Я снова устроилась на работу. Утром вскакиваю, голову помыть успеваю, а потом отключают свет, фен беру на работу и прямо там сушу волосы. Егор учится дистанционно, дочь вышла замуж.

Мы все очень изменились за эти десять месяцев. Далеких планов больше не строим, хоть я и могу иногда по старой привычке сказать мужу: «А вот летом мы...».  На это он аккуратно меня останавливает: «Подожди, давай доживем до лета». И сейчас это воспринимается нормально.

Как и у многих, у семьи Алены, тоже были друзья в России, и с ними тоже пришлось прекратить отношения.

— Но я хочу сказать, что не все россияне одинаковые.

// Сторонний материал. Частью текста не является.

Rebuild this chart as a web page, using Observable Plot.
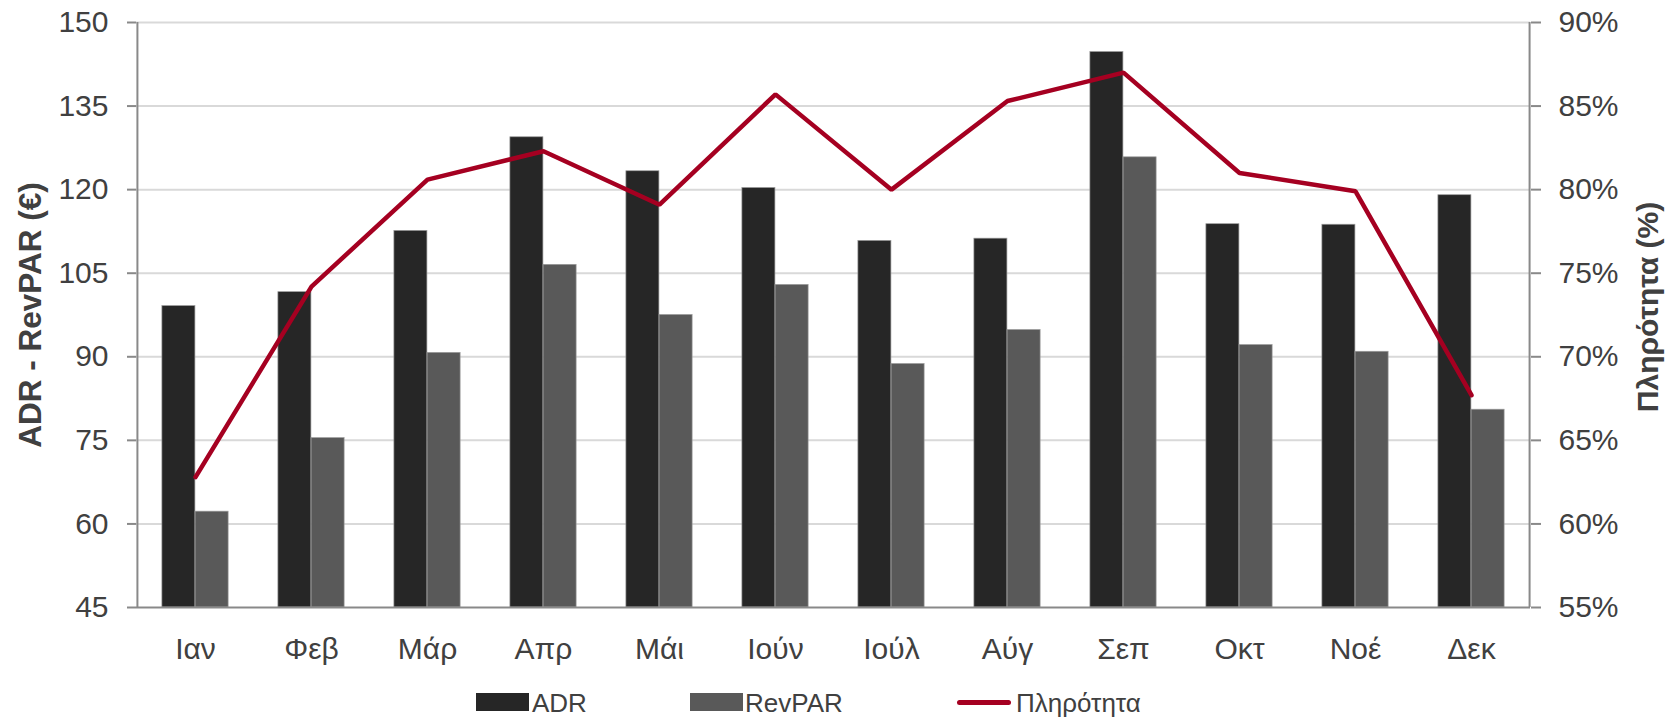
<!DOCTYPE html>
<html>
<head>
<meta charset="utf-8">
<script src="https://cdn.jsdelivr.net/npm/d3@7"></script>
<script src="https://cdn.jsdelivr.net/npm/@observablehq/plot@0.6"></script>
<style>
  html, body { margin: 0; padding: 0; background: #ffffff; }
  #wrap { width: 1669px; height: 720px; position: relative; font-family: "Liberation Sans", Arial, sans-serif; }
  #legend { position: relative; width: 1669px; height: 40px; }
  .sw { position: absolute; }
  .lt { position: absolute; font-size: 26px; line-height: 26px; color: #404040; white-space: nowrap; }
</style>
</head>
<body>
<div id="wrap">
  <div id="chart"></div>
  <div id="legend"></div>
</div>
<script>
// ---- data ----
const months = ["Ιαν","Φεβ","Μάρ","Απρ","Μάι","Ιούν","Ιούλ","Αύγ","Σεπ","Οκτ","Νοέ","Δεκ"];
const adr = [99.1, 101.6, 112.6, 129.4, 123.3, 120.3, 110.8, 111.2, 144.7, 113.8, 113.7, 119.0];
const revpar = [62.2, 75.4, 90.7, 106.5, 97.5, 102.9, 88.7, 94.8, 125.8, 92.1, 90.9, 80.5];
const occupancy = [62.8, 74.2, 80.6, 82.3, 79.1, 85.7, 80.0, 85.3, 87.0, 81.0, 79.9, 67.7];
const leftTicks = [45, 60, 75, 90, 105, 120, 135, 150];
const rightTicks = [55, 60, 65, 70, 75, 80, 85, 90];
const seriesNames = ["ADR", "RevPAR", "Πληρότητα"];
const leftTitle = "ADR - RevPAR (€)";
const rightTitle = "Πληρότητα (%)";

// ---- layout / style ----
const W = 1669, H = 680, mL = 136, mR = 139, mT = 22, mB = 73;
const step = (W - mL - mR) / months.length;
const barW = step / 3.5;
const cADR = "#262626", cRev = "#595959", cOcc = "#a50021";
const axisGray = "#898989", gridGray = "#d9d9d9", textCol = "#404040";

// secondary axis mapping (55%..90% -> 45..150)
const L0 = leftTicks[0], L1 = leftTicks[leftTicks.length - 1];
const R0 = rightTicks[0], R1 = rightTicks[rightTicks.length - 1];
const toLeft = v => L0 + (v - R0) * (L1 - L0) / (R1 - R0);
const toRight = v => R0 + (v - L0) * (R1 - R0) / (L1 - L0);

const rows = months.map((m, i) => ({month: m, adr: adr[i], revpar: revpar[i], occ: occupancy[i]}));

const chart = Plot.plot({
  width: W, height: H,
  marginLeft: mL, marginRight: mR, marginTop: mT, marginBottom: mB,
  x: {domain: months, padding: 0},
  y: {domain: [L0, L1]},
  style: {fontFamily: "Liberation Sans, Arial, sans-serif", fontSize: "30px", color: textCol, background: "#ffffff"},
  marks: [
    Plot.ruleY(leftTicks.slice(1), {stroke: gridGray, strokeWidth: 2}),
    Plot.barY(rows, {x: "month", y1: L0, y2: "adr", fill: cADR, stroke: "#9a9a9a", strokeWidth: 0.7,
      insetLeft: step / 2 - barW, insetRight: step / 2}),
    Plot.barY(rows, {x: "month", y1: L0, y2: "revpar", fill: cRev, stroke: "#9a9a9a", strokeWidth: 0.7,
      insetLeft: step / 2, insetRight: step / 2 - barW}),
    Plot.ruleY([L0], {stroke: axisGray, strokeWidth: 2}),
    Plot.ruleX([months[0]], {stroke: axisGray, strokeWidth: 2, dx: -step / 2}),
    Plot.ruleX([months[months.length - 1]], {stroke: axisGray, strokeWidth: 2, dx: step / 2}),
    Plot.lineY(rows, {x: "month", y: d => toLeft(d.occ), stroke: cOcc, strokeWidth: 4.5,
      strokeLinecap: "round", strokeLinejoin: "miter"}),
    Plot.axisY(leftTicks, {anchor: "left", tickSize: 9, tickPadding: 19, stroke: axisGray, strokeWidth: 2,
      fill: textCol, label: null, tickFormat: d => String(d)}),
    Plot.axisY(rightTicks.map(toLeft), {anchor: "right", tickSize: 10, tickPadding: 18, stroke: axisGray, strokeWidth: 2,
      fill: textCol, label: null, tickFormat: d => Math.round(toRight(d)) + "%"}),
    Plot.axisX({tickSize: 0, tickPadding: 30, fill: textCol, label: null}),
    Plot.text([leftTitle], {frameAnchor: "left", rotate: -90, dx: -106, textAnchor: "middle", lineAnchor: "middle",
      fontWeight: "bold", fontSize: 31.5, fill: textCol}),
    Plot.text([rightTitle], {frameAnchor: "right", rotate: -90, dx: 118, dy: -8, textAnchor: "middle", lineAnchor: "middle",
      fontWeight: "bold", fontSize: 30, fill: textCol})
  ]
});
document.getElementById("chart").appendChild(chart);

// ---- legend ----
const legend = document.getElementById("legend");
const items = [
  {name: seriesNames[0], kind: "box", color: cADR, sx: 476, tx: 532},
  {name: seriesNames[1], kind: "box", color: cRev, sx: 690, tx: 745},
  {name: seriesNames[2], kind: "line", color: cOcc, sx: 957, tx: 1016}
];
for (const it of items) {
  const sw = document.createElement("div");
  sw.className = "sw";
  if (it.kind === "box") {
    Object.assign(sw.style, {left: it.sx + "px", top: "13px", width: "53px", height: "18px", background: it.color});
  } else {
    Object.assign(sw.style, {left: it.sx + "px", top: "20px", width: "54px", height: "4.5px", background: it.color, borderRadius: "3px"});
  }
  legend.appendChild(sw);
  const t = document.createElement("div");
  t.className = "lt";
  t.textContent = it.name;
  Object.assign(t.style, {left: it.tx + "px", top: "10px"});
  legend.appendChild(t);
}
</script>
</body>
</html>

В Сиднее мы встречали тех, кто прекрасно все понимал и даже помогал нам в Украинском доме.

Однажды там ко мне подошла русская женщина и прямо так и спросила: «Вы, наверное, нас всех ненавидите?». А я смотрю на нее и не могу сказать «да».

— У вас есть знакомые и в Беларуси, как с ними?

— В нашей семье четкое понимание того, что у вас есть народ и есть власть — и это разное, и те ракеты, которые летят в Украину, запускает кучка людей, которых далеко не все поддерживают.

У нас действительно есть друзья в Беларуси, и мы следили за вашими событиями, знаем о том, что последние выборы выиграла Тихановская. Мы надеемся, что свобода однажды настанет не только у нас.